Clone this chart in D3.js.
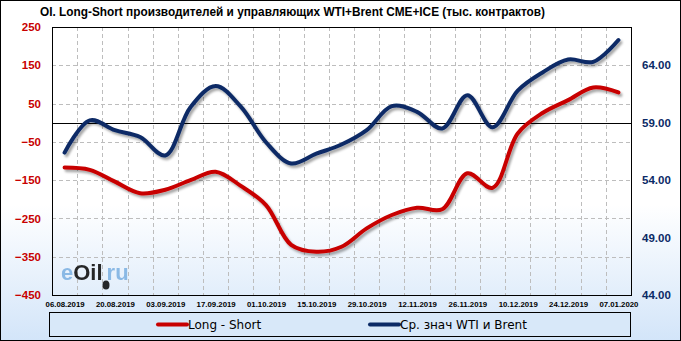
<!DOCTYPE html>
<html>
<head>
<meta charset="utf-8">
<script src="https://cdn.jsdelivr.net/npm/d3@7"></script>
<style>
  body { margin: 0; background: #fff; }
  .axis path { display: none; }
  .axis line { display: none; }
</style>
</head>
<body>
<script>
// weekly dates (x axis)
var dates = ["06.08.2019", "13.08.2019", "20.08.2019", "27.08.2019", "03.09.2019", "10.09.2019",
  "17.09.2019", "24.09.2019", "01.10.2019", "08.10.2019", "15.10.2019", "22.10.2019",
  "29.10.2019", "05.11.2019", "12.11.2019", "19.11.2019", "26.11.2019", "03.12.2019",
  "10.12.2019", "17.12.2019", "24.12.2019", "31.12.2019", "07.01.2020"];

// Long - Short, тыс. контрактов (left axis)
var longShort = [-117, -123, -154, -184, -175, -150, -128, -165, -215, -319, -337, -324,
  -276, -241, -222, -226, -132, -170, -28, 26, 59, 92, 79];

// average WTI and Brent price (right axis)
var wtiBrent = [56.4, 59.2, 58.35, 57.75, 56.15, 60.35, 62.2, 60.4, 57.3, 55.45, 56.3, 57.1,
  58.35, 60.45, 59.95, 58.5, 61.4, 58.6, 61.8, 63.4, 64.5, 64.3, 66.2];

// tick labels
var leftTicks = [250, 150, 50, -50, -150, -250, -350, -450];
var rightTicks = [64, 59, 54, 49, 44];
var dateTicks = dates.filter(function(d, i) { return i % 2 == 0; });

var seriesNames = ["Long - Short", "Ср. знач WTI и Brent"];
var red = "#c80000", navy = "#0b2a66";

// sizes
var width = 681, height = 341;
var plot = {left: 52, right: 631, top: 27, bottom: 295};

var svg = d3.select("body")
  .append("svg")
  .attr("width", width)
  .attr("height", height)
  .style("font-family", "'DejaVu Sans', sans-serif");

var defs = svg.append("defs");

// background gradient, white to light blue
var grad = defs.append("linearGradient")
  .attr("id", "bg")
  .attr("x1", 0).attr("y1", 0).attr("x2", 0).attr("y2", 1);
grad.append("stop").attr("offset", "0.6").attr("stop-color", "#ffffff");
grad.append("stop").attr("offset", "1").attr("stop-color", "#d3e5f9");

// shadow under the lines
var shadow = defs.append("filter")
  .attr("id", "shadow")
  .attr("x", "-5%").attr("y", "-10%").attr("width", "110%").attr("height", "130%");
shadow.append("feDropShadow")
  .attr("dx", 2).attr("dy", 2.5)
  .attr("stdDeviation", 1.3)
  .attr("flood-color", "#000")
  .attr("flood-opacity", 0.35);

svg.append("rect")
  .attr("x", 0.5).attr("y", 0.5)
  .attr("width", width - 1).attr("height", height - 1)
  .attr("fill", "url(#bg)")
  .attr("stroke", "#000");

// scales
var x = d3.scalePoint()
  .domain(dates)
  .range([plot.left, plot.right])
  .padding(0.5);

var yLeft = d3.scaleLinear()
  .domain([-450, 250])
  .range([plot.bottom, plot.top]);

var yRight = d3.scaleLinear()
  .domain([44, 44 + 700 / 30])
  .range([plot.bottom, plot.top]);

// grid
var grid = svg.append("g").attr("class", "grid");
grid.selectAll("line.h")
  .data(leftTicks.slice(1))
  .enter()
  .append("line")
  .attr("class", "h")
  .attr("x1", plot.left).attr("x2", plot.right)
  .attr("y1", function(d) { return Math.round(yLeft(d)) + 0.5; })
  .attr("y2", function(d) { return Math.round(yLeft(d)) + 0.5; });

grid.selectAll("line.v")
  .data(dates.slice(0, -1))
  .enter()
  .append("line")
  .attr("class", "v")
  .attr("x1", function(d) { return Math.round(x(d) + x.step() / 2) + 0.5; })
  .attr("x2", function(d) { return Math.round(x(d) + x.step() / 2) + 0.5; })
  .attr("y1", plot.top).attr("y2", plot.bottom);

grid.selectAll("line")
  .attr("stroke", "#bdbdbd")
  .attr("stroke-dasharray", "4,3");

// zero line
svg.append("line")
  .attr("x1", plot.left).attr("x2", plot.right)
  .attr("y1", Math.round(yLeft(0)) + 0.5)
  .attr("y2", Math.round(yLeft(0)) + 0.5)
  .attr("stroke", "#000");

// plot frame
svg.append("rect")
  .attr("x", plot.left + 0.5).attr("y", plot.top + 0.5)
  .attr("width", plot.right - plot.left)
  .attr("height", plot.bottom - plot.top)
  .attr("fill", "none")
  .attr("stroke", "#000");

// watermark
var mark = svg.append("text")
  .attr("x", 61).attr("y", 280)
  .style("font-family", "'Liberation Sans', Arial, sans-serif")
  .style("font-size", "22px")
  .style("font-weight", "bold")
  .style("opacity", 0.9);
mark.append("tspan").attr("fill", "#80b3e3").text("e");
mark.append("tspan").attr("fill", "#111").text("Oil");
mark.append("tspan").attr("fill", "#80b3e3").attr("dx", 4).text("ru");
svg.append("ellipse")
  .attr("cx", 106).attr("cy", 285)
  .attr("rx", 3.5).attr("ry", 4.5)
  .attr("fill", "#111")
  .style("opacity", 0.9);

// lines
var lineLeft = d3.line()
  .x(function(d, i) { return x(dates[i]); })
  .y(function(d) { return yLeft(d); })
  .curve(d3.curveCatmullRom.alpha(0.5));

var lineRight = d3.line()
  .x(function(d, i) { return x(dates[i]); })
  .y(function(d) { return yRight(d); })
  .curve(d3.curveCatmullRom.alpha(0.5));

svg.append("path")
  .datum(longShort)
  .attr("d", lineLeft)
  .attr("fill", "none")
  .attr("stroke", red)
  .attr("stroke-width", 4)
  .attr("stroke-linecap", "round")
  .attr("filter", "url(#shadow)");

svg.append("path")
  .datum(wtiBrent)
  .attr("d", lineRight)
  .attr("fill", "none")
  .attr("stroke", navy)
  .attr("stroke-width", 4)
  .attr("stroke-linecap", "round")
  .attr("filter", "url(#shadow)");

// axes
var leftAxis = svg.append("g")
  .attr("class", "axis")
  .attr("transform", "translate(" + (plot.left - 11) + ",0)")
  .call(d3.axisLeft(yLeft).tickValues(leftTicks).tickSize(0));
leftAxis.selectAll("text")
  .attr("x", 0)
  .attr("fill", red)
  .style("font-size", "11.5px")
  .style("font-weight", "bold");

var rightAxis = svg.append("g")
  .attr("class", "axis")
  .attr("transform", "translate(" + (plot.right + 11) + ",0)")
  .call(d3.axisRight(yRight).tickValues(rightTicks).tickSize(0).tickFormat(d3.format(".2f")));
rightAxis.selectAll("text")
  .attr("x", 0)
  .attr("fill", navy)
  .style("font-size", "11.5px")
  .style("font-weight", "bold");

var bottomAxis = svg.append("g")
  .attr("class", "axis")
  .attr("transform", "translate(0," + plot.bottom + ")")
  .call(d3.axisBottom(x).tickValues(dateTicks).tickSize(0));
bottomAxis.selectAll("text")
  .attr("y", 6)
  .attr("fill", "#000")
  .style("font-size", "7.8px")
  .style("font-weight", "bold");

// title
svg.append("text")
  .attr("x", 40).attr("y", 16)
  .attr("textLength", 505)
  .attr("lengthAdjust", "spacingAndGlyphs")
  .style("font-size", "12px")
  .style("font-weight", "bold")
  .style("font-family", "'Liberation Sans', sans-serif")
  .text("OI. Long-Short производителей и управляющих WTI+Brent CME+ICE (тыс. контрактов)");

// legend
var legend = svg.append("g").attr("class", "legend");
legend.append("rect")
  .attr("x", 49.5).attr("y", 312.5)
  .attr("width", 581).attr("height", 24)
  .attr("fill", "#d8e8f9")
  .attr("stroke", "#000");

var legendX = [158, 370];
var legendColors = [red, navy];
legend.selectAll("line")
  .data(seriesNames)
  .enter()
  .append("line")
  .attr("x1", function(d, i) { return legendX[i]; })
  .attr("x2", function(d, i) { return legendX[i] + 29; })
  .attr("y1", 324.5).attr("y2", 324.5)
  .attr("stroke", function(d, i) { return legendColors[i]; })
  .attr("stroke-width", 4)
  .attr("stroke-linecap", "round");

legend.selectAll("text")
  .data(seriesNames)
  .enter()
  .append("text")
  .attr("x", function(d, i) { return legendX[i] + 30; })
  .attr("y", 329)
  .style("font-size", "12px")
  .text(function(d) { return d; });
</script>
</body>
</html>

════════════════════

** Stated exercise **
Write out nothing but the lines from the start of the data through the line with "64.5, 64.3, 66.2];". Leave out the pictures.

** Output **
Clone this chart in D3.js.
<!DOCTYPE html>
<html>
<head>
<meta charset="utf-8">
<script src="https://cdn.jsdelivr.net/npm/d3@7"></script>
<style>
  body { margin: 0; background: #fff; }
  .axis path { display: none; }
  .axis line { display: none; }
</style>
</head>
<body>
<script>
// weekly dates (x axis)
var dates = ["06.08.2019", "13.08.2019", "20.08.2019", "27.08.2019", "03.09.2019", "10.09.2019",
  "17.09.2019", "24.09.2019", "01.10.2019", "08.10.2019", "15.10.2019", "22.10.2019",
  "29.10.2019", "05.11.2019", "12.11.2019", "19.11.2019", "26.11.2019", "03.12.2019",
  "10.12.2019", "17.12.2019", "24.12.2019", "31.12.2019", "07.01.2020"];

// Long - Short, тыс. контрактов (left axis)
var longShort = [-117, -123, -154, -184, -175, -150, -128, -165, -215, -319, -337, -324,
  -276, -241, -222, -226, -132, -170, -28, 26, 59, 92, 79];

// average WTI and Brent price (right axis)
var wtiBrent = [56.4, 59.2, 58.35, 57.75, 56.15, 60.35, 62.2, 60.4, 57.3, 55.45, 56.3, 57.1,
  58.35, 60.45, 59.95, 58.5, 61.4, 58.6, 61.8, 63.4, 64.5, 64.3, 66.2];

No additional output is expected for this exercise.